Remarks by Angel Gurría, OECD Secretary-General, delivered at the Breakfast with Journalists on the Occasion of the Economic Outlook Launch
25 November 2014, Paris, France
(As prepared for delivery)
Ladies and Gentlemen,
Thank you for coming to this breakfast to discuss the forthcoming OECD Economic Outlook, which will be released later this morning. Before we start, I and the OECD’s Chief Economist, Catherine Mann, will provide you with a brief snapshot of the study, and how it ties to the recent G20 Summit.
The OECD Economic Outlook
Growth has again disappointed and our projections today are weaker than in the May Economic Outlook. We expect global growth to strengthen by 2016, but it will remain modest by past standards.
The Euro area and Japan are currently the two most worrying spots on the OECD map, with an expected pick-up in growth to 1.7 and 1 percent, respectively, in 2016. And this already assumes stronger policy support than is currently on the table. In the emerging world, China is experiencing a welcome slowdown to more sustainable growth rates of around 7%.
The outlook is subject to important risks. First, there are major risks associated with financial volatility as US interest rates are raised in the course of next year.
Second, the rapid credit growth in China in recent years could lead to a bumpy landing of the economy. A simulation in the Economic Outlook shows that a 2 percentage point drop in the growth of Chinese domestic demand would reduce global GDP growth by ½ percentage point after 2 years, hitting hardest countries like Japan, India and Russia that are most closely linked to the Chinese economy.
Third, there is a risk of a prolonged period of stagnation in the euro area if the policy response is too weak and confidence remains low. A simulation in the Economic Outlook shows that a decline in inflation expectations by 50 basis points combined with a worsening of financial conditions for firms and households could lower Euro area GDP growth by around ½ percentage point in 2015 and around 1 percentage point in 2016, bringing the expansion close to a standstill.
To avoid risks to growth, a stronger policy response is needed. While there is still scope for supportive monetary and fiscal policy, especially in the Euro Area, structural reforms are the main way forward.

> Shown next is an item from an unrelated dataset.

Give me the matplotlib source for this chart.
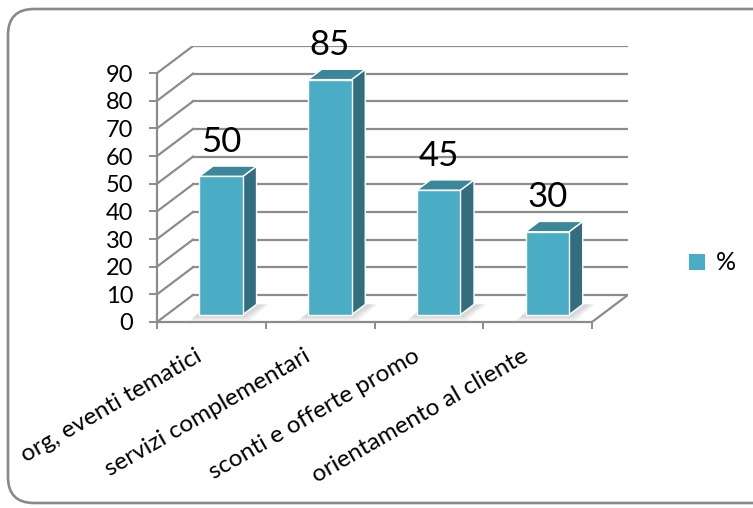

The G20 Summit in Brisbane
On this point, there is some encouraging news from the G20 Summit in Brisbane. There may have been a lot of hype and scepticism around the Summit outcomes, but I can tell you that there were some real achievements.
First, the Australian Presidency accomplished a master-stroke in getting countries to commit to structural reforms to raise GDP by 2% by 2018. This is the first time there has been a “hard” commitment like this. An extra 2% might not sound like a lot, but it is the equivalent of adding Australia and New Zealand to the world economy over the next 5 years, on top of what would happen without this commitment.
The OECD was asked – together with the IMF – to “unpack” countries’ National Growth Strategies and their near 1000 policy commitments. And I can say: their level of ambition is truly significant. All the relevant growth-enhancing policy “ingredients” are there: bolstering competition in product and services markets and investing in skills; facilitating trade and removing obstacles to investment; reforming labour markets and stepping up activation policies to boost participation and address unemployment.
But now that the commitments have been made, they have to be implemented. The G20 has asked the OECD and the IMF to report back next year on whether countries are keeping their promises. They have talked the talk, but we will be checking that they walk the walk.
Second, G20 Leaders in Brisbane also committed to close the gender gap in labour market participation by 25% by 2025. This alone could bring an extra 100 million women into G20 labour markets and yield an additional 1.6% output growth by 2025 by reaping the full potential of women’s educational achievements, qualifications and skills.
Lastly, important progress has been made on the tax agenda. The 7 BEPS actions agreed upon by G20 Leaders are a powerful tool: They will allow us to deter treaty abuse, neutralise hybrid mismatches, demand country-by-country reporting from multinationals, develop an approach to the tax challenges of the digital economy and automatically exchange tax rulings.
In addition, Leaders endorsed the common standard for automatic exchange of tax information. Even though the Standard is not yet in force, twenty-five countries have already identified additional revenue of 37 billion euros thanks to voluntary disclosure programmes and other initiatives to combat offshore evasion. More will follow. The goal is “nowhere to hide”.
These are truly significant achievements which will make our tax systems fairer and help governments recover much needed tax-revenues. Structural reform and the new tax agenda will jointly help the world economy revert to a path of higher and more sustainable growth.
Brisbane was a good G20 meeting.
Ladies and Gentlemen:
I would now like to give the floor to our Chief Economist, Catherine Mann, who will share with you further details on our assessment of the economic situation and the policy challenges ahead.